═════ INFORMATION SUPPLIED
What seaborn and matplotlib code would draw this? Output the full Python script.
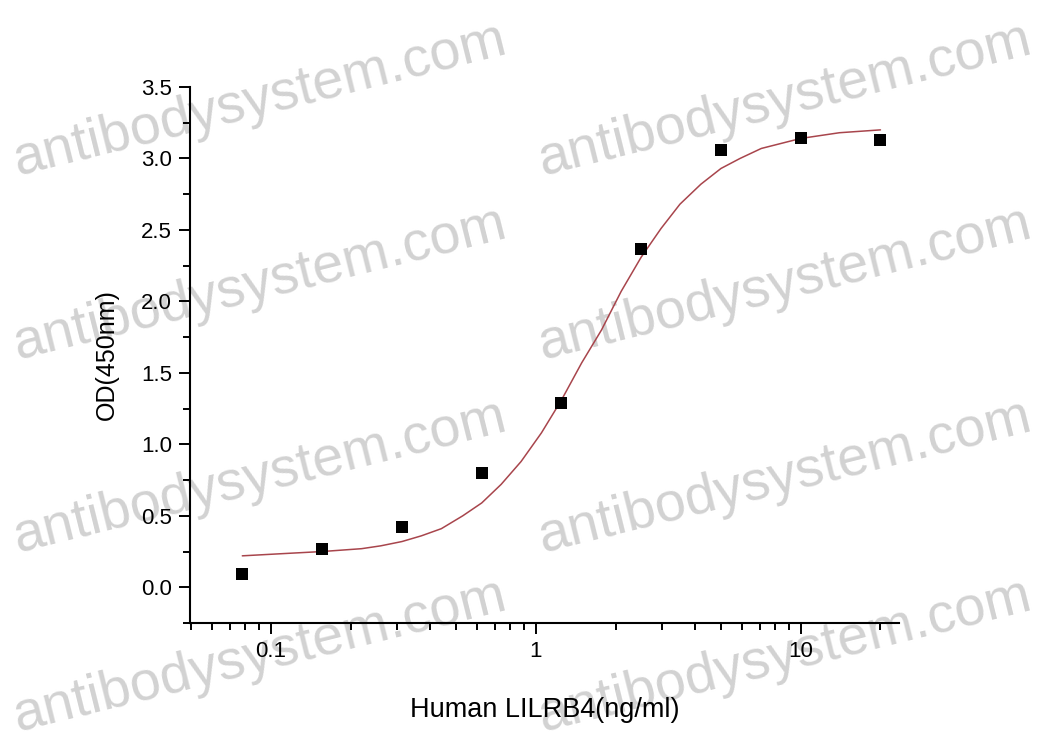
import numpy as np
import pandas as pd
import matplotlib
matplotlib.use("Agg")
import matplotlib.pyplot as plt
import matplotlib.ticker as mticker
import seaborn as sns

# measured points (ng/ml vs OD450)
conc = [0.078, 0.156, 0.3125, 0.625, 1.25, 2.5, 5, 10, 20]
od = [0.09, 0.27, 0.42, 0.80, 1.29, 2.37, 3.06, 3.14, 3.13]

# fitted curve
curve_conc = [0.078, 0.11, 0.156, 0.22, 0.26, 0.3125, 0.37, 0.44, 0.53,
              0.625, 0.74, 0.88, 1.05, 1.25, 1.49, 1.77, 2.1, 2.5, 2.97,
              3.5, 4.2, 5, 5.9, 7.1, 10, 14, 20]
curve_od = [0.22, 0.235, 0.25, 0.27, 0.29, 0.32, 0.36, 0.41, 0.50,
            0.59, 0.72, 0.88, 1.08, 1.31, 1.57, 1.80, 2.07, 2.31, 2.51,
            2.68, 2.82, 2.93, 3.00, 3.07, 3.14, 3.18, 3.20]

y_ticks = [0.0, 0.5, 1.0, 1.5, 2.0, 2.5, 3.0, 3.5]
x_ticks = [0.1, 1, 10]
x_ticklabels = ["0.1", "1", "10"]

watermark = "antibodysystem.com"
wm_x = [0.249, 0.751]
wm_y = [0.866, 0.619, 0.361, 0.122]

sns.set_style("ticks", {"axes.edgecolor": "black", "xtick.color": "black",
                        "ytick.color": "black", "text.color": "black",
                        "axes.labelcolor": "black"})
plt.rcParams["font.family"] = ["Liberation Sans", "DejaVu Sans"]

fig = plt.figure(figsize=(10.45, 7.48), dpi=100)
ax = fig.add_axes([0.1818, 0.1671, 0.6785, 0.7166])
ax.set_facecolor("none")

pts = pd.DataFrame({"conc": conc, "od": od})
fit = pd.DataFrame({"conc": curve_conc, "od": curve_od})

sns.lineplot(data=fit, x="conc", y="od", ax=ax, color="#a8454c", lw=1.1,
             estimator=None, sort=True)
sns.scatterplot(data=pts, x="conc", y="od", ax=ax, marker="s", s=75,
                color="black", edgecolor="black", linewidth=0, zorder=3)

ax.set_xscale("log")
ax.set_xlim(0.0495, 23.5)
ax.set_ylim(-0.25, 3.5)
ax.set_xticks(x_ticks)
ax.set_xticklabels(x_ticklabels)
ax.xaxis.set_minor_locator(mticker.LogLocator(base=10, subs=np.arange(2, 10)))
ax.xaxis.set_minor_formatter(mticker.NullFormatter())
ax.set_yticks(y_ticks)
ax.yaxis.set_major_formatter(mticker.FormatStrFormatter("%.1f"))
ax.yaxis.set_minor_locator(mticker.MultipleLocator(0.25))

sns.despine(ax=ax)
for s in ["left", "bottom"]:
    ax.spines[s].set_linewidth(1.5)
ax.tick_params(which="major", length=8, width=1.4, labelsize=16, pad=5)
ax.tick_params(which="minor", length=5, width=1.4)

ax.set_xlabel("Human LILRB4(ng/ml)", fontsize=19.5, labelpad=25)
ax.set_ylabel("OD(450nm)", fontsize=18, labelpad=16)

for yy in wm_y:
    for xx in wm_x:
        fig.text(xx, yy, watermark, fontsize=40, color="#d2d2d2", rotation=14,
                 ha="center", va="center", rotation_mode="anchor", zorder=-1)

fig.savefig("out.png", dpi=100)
══════════
### INSTRUCTIONS TO FOLLOW:
Leave out the pictures and repeat exactly the lines from the start of the material through the line that contains "od = [0.09, 0.27, 0.42, 0.80, 1.29, 2.37, 3.06, 3.14, 3.13]", both included.

### EXPECTED OUTPUT:
What seaborn and matplotlib code would draw this? Output the full Python script.
import numpy as np
import pandas as pd
import matplotlib
matplotlib.use("Agg")
import matplotlib.pyplot as plt
import matplotlib.ticker as mticker
import seaborn as sns

# measured points (ng/ml vs OD450)
conc = [0.078, 0.156, 0.3125, 0.625, 1.25, 2.5, 5, 10, 20]
od = [0.09, 0.27, 0.42, 0.80, 1.29, 2.37, 3.06, 3.14, 3.13]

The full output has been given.